Okay, let's continue with exercise number five, which is the second exercise on exercise

sheet two.

The first part of this exercise isn't really an inverse problem exercise, but a PDE, so

a partial differential equation exercise.

So either you've seen that before or you haven't, well, it will be beneficial to see this in

both cases.

So this is a heat equation in one dimension.

It describes how an initial heat condition, so it's just, I don't know, maybe this might

be an initial heat condition on a one dimensional rod, changes over time if you have some boundary

conditions.

So what happens here?

Let's say, so this is the heat, which is the function u.

This is the domain, the one dimensional one.

So you have heat attached to each point on this domain.

So let's think about a rod which is unevenly warm.

So it's quite hot at this point and the heat drops off to the boundaries in this manner.

So quadratically here and linearly here, right?

So this might be the initial condition u0.

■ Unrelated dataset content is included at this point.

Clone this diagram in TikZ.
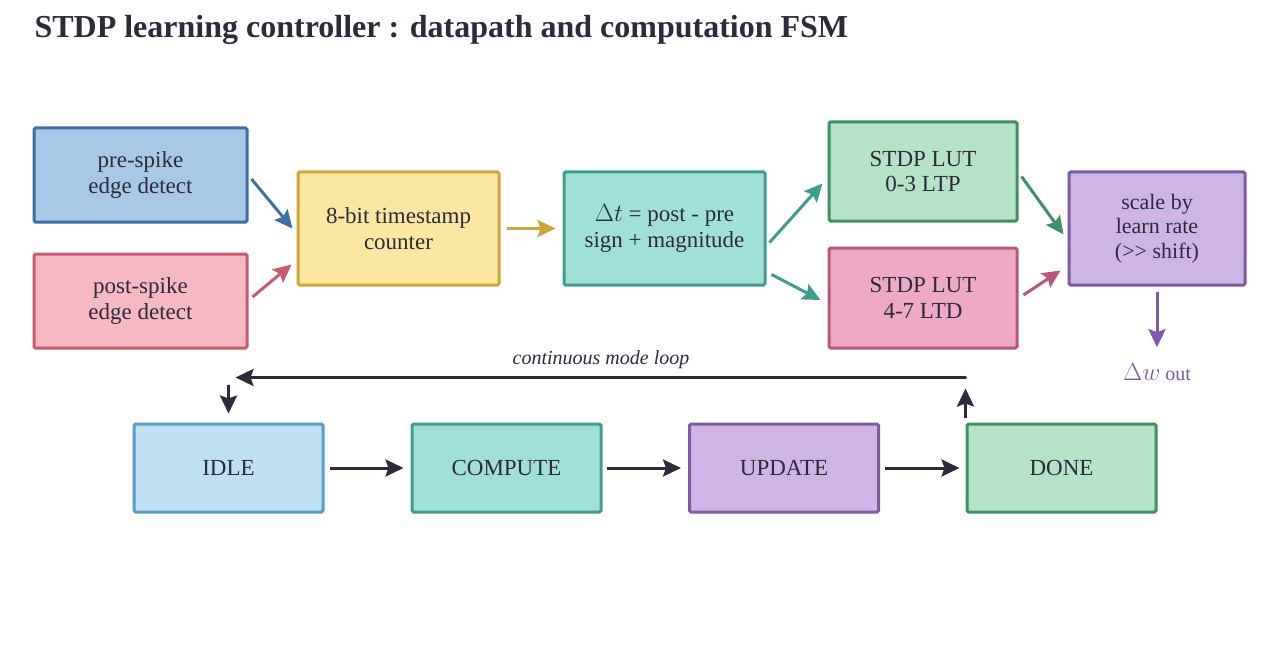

And the boundary conditions are zero, so u of t and point zero here and u of t at point

one here is always zero.

So we can think of this rod being cooled from both sides by zero degrees Kelvin or something

like that.

And this differential equation up here, so this describes how the heat dissipates here.

And you can probably guess that the whole structure will cool down.

So you will probably see something like that after some time.

Sorry, that's not quite exact.

It has to be equal to zero at the boundaries.

So when time progresses, you get a different heat distribution.

So this is for some time t here.

Well, let's remove this x because it isn't really an x dependency here.

So this is the function.

How do we compute this function u of tx from this partial differential equation?

And the trick here is to make the ansatz that u of tx can be decomposed in its two variables.

So there's a t dependent function, capital T of t times a space dependent function, capital

X of x.

So there's no reason why this should work.

This doesn't work for most PDEs at all, but it works for the heat equation.

So just trust me that this is a smart thing to do.

And then the PDE becomes, well, what is dt u of tx?

This time derivative operator only works on this.

So this is t prime of t times X of x, and differentiating with respect to space twice

only applies to the x operator here, this x function.

So the PDE becomes t prime of t times X of x is equal to t of t times x prime of x.

Sorry, x double prime.

And well, now we can put this in this form, write for all t, x in 0, 1.

So I have to remove the equality here, just to be exact.

And if this is to hold for all t and all x, then this means that this equality has actually

has to be a constant.

T prime of t divided by t of t has to be equal to c, some constant in R.

This has to be equal to x prime of x divided by X of x for all t.